The contest for an open seat on Toledo City Council created by the election of Councilman D. Michael Collins turned into a possible political free-for-all Thursday when two known Democratic contenders — Adam Martinez and Frank Szollosi — backed out on the same day.
Mr. Martinez, an at-large councilman who just lost his re-election bid, and Frank Szollosi, a former at-large councilman, in separate interviews cited the same reason for deciding not to seek the appointment: time constraints.
That left Karen Shanahan, a Democratic party volunteer who ran unsuccessfully for council in 2005 and 2007, as the only other Democrat who had applied to the party for the endorsement, but she won't get the seat by default.
Democratic Party Chairman Ron Rothenbuhler said he would extend the deadline to apply for the party's endorsement, which expired last week, and postpone interviews at least a week.
“Hopefully we can encourage new candidates to apply,” Mr. Rothenbuhler said. “I’ve already talked to a couple of interested parties.”

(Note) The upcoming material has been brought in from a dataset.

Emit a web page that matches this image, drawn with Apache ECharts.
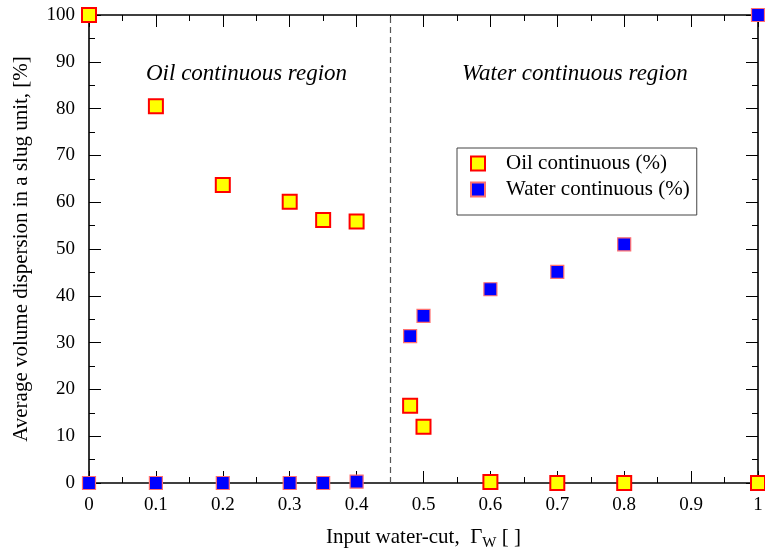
<!DOCTYPE html>
<html>
<head>
<meta charset="utf-8">
<script src="https://cdn.jsdelivr.net/npm/echarts@6/dist/echarts.min.js"></script>
<style>
  html, body { margin: 0; padding: 0; background: #fff; }
  #chart { width: 765px; height: 550px; }
</style>
</head>
<body>
<div id="chart"></div>
<script>
// Input water-cut values (x) and the measured dispersion fractions (%)
const waterCut = [0, 0.1, 0.2, 0.3, 0.35, 0.4, 0.48, 0.5, 0.6, 0.7, 0.8, 1.0];
const oilContinuous = [100, 80.5, 63.7, 60.1, 56.2, 55.9, 16.5, 12.0, 0.2, 0.0, 0.0, 0.0];
const waterContinuous = [0.0, 0.0, 0.0, 0.0, 0.0, 0.3, 31.4, 35.7, 41.4, 45.1, 51.0, 100];
const regionBoundary = 0.445;

const FONT = '"Liberation Serif", "Times New Roman", serif';

const pairs = (xs, ys) => xs.map((x, i) => [x, ys[i]]);

const chart = echarts.init(document.getElementById('chart'), null, { renderer: 'canvas' });

const tickStyle = {
  axisLine: { show: true, onZero: false, lineStyle: { color: '#000', width: 1.6 } },
  axisTick: { show: true, inside: true, length: 12, lineStyle: { color: '#000', width: 1 } },
  minorTick: { show: true, splitNumber: 2, length: 6, lineStyle: { color: '#000', width: 1 } },
  splitLine: { show: false },
  minorSplitLine: { show: false }
};
const baseX = Object.assign({ type: 'value', min: 0, max: 1, interval: 0.1 }, tickStyle);
const baseY = Object.assign({ type: 'value', min: 0, max: 100, interval: 10 }, tickStyle);

chart.setOption({
  animation: false,
  backgroundColor: '#fff',
  grid: { left: 89, right: 7, top: 15, bottom: 67, containLabel: false, outerBoundsMode: 'none' },
  xAxis: [
    Object.assign({}, baseX, {
      position: 'bottom',
      name: '{n|Input water-cut,  Γ}{s|W}{n| [ ]}',
      nameLocation: 'middle',
      nameGap: 41,
      nameTextStyle: {
        rich: {
          n: { fontFamily: FONT, fontSize: 21, color: '#000' },
          s: { fontFamily: FONT, fontSize: 15, color: '#000', padding: [12, 0, 0, 0] }
        }
      },
      axisLabel: {
        fontFamily: FONT, fontSize: 19, color: '#000', margin: 13,
        formatter: v => (Math.abs(v - 1) < 1e-9 ? '1' : (Math.abs(v) < 1e-9 ? '0' : v.toFixed(1)))
      }
    }),
    Object.assign({}, baseX, { position: 'top', axisLabel: { show: false } })
  ],
  yAxis: [
    Object.assign({}, baseY, {
      position: 'left',
      name: 'Average volume dispersion in a slug unit, [%]',
      nameLocation: 'middle',
      nameGap: 57,
      nameTextStyle: { fontFamily: FONT, fontSize: 21, color: '#000' },
      axisLabel: { fontFamily: FONT, fontSize: 19, color: '#000', margin: 14 }
    }),
    Object.assign({}, baseY, { position: 'right', axisLabel: { show: false } })
  ],
  legend: {
    orient: 'vertical',
    left: 457, top: 148,
    backgroundColor: '#fff',
    borderColor: '#444', borderWidth: 1,
    padding: [5, 7, 15, 13],
    itemGap: 5,
    itemWidth: 14, itemHeight: 14,
    textStyle: { fontFamily: FONT, fontSize: 21, color: '#000', padding: [0, 0, 0, 16] },
    data: [
      { name: 'Oil continuous (%)', icon: 'rect' },
      { name: 'Water continuous (%)', icon: 'rect' }
    ]
  },
  series: [
    {
      name: 'Water continuous (%)',
      type: 'scatter',
      symbol: 'rect',
      symbolSize: 13,
      clip: false,
      itemStyle: { color: '#0000ff', borderColor: '#ff7070', borderWidth: 1.2, opacity: 1 },
      data: pairs(waterCut, waterContinuous),
      z: 3,
      markLine: {
        silent: true,
        symbol: 'none',
        label: { show: false },
        lineStyle: { color: '#555', type: [6, 4], width: 1.2 },
        data: [{ xAxis: regionBoundary }]
      }
    },
    {
      name: 'Oil continuous (%)',
      type: 'scatter',
      symbol: 'rect',
      symbolSize: 14,
      clip: false,
      itemStyle: { color: '#ffff00', borderColor: '#ff0000', borderWidth: 2, opacity: 1 },
      data: pairs(waterCut, oilContinuous),
      z: 4
    }
  ],
  graphic: [
    {
      type: 'text', left: 146, top: 62,
      style: { text: 'Oil continuous region', font: 'italic 23px ' + FONT, fill: '#000' }
    },
    {
      type: 'text', left: 462, top: 62,
      style: { text: 'Water continuous region', font: 'italic 23px ' + FONT, fill: '#000' }
    }
  ]
});
</script>
</body>
</html>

Mrs. Shanahan, 67, is retired from a job in truck logistics, customer service, and dispatching for an intermodal company, and has an associate’s degree in transportation management from the University of Toledo. She called Mr. Szollosi and Mr. Martinez “conscientious public servants.”
“I have great respect for both Adam and Frank and appreciate how difficult it was to make this decision,” she said.
On the Republican side, Marcia Helman, 63, owner of a South Toledo ice cream store and former arts liaison for Mayor Carty Finkbeiner, is planning to run and is backed by at-large Councilman Rob Ludeman.
But because Democrats have a majority of votes on council, a Democrat is likely to win the appointment that is expected to be made on Jan. 2 when Councilman Collins resigns to be sworn in as mayor, following his Nov. 5 victory over Mayor Mike Bell. Under the charter, council has 30 days beginning Jan. 2 to make a selection; then the appointment becomes the mayor’s responsibility.
Regardless of who council appoints, the choice will be up to voters on May 6, and District 2 is fertile ground for Republicans. The district includes South Toledo from the Toledo Zoo through the Heatherdowns and Glendale areas to Southwyck and Reynolds Corners.
Lucas County Republican Chairman Jon Stainbrook said the party will eventually endorse and said potential candidates have made themselves known.
“There are other people that the party is considering endorsing and the endorsement process is open and fluid and up to the executive committee,” he said.
Mr. Szollosi, 41, who has been meeting with political officials for about three weeks, said he realized that he will not have time for the job because he has a new assignment with his employer, the National Wildlife Federation in Ann Arbor. He will direct a statewide campaign in Ohio to promote federal policy changes to avert the effects of climate change. He said between his job and his family he would not have the time necessary to be a district councilman.
“The district seat was designed for citizens to step up and contribute citizen leadership for the city. I have the greatest confidence that civic-minded folks in South Toledo will step up and do that,” Mr. Szollosi said.
Mr. Szollosi was appointed to an at-large seat in 2003. He was elected that year and in 2005, and did not seek re-election in 2009.
Mr. Martinez, 35, a Realtor, who lost his re-election bid when he was edged out for the sixth at-large council seat by fellow Democrat Larry Sykes, said, “I was talking it over with my wife and being a district representative is a lot of responsibilities. I don't think I would have the time to commit to what needs to be done.”
Staff writer Ignazio Messina contributed to this report.